§ What to do
Make an exact copy of all the entries, but do not reproduce the pictures.

Plotting code records:
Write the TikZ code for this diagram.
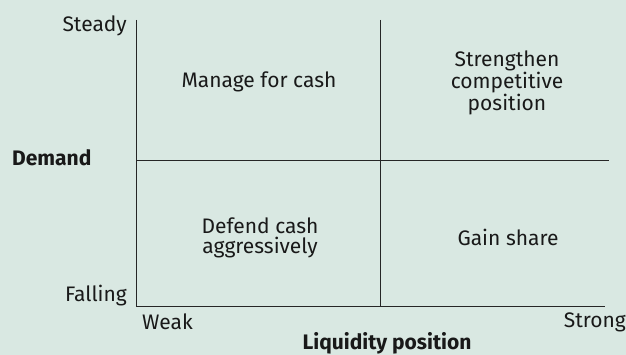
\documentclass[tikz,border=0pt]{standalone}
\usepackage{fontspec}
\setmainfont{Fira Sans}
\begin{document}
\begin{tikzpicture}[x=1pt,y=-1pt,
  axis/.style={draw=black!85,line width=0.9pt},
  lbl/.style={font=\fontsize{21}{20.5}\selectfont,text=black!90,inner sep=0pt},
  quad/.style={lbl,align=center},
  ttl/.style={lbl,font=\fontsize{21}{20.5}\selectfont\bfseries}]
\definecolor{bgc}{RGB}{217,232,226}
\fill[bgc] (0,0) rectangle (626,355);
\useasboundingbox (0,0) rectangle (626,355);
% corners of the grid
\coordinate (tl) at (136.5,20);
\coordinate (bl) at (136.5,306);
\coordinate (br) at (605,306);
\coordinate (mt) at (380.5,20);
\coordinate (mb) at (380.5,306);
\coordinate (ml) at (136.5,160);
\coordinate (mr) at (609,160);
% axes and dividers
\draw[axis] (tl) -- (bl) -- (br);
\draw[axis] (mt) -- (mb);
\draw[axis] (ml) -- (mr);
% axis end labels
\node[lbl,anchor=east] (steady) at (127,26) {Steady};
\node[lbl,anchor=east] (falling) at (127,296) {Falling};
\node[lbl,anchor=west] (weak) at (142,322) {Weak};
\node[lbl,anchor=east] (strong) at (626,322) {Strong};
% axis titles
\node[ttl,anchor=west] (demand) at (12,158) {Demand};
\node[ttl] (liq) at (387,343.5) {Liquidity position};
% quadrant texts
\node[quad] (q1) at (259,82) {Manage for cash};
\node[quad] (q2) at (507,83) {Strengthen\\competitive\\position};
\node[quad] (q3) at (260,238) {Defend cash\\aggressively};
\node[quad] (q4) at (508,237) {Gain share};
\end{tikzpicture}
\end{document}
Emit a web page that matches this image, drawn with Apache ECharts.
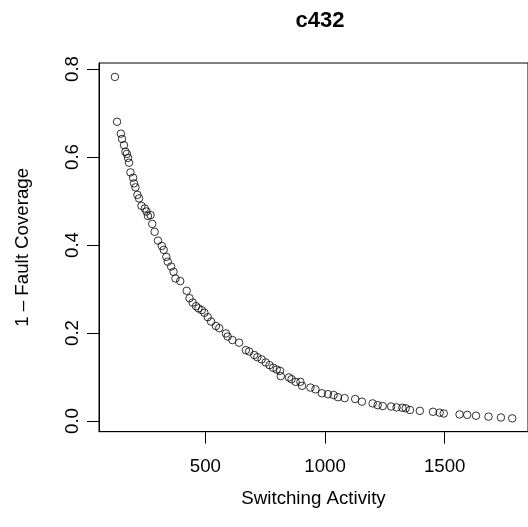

§ Exercise result
Write the TikZ code for this diagram.
\documentclass[tikz,border=0pt]{standalone}
\usepackage{fontspec}
\setmainfont{Fira Sans}
\begin{document}
\begin{tikzpicture}[x=1pt,y=-1pt,
  axis/.style={draw=black!85,line width=0.9pt},
  lbl/.style={font=\fontsize{21}{20.5}\selectfont,text=black!90,inner sep=0pt},
  quad/.style={lbl,align=center},
  ttl/.style={lbl,font=\fontsize{21}{20.5}\selectfont\bfseries}]
\definecolor{bgc}{RGB}{217,232,226}
\fill[bgc] (0,0) rectangle (626,355);
\useasboundingbox (0,0) rectangle (626,355);
% corners of the grid
\coordinate (tl) at (136.5,20);
\coordinate (bl) at (136.5,306);
\coordinate (br) at (605,306);
\coordinate (mt) at (380.5,20);
\coordinate (mb) at (380.5,306);
\coordinate (ml) at (136.5,160);
\coordinate (mr) at (609,160);
% axes and dividers
\draw[axis] (tl) -- (bl) -- (br);
\draw[axis] (mt) -- (mb);
\draw[axis] (ml) -- (mr);
% axis end labels
\node[lbl,anchor=east] (steady) at (127,26) {Steady};
\node[lbl,anchor=east] (falling) at (127,296) {Falling};
\node[lbl,anchor=west] (weak) at (142,322) {Weak};
\node[lbl,anchor=east] (strong) at (626,322) {Strong};
% axis titles
\node[ttl,anchor=west] (demand) at (12,158) {Demand};
\node[ttl] (liq) at (387,343.5) {Liquidity position};
% quadrant texts
\node[quad] (q1) at (259,82) {Manage for cash};
\node[quad] (q2) at (507,83) {Strengthen\\competitive\\position};
\node[quad] (q3) at (260,238) {Defend cash\\aggressively};
\node[quad] (q4) at (508,237) {Gain share};
\end{tikzpicture}
\end{document}
Emit a web page that matches this image, drawn with Apache ECharts.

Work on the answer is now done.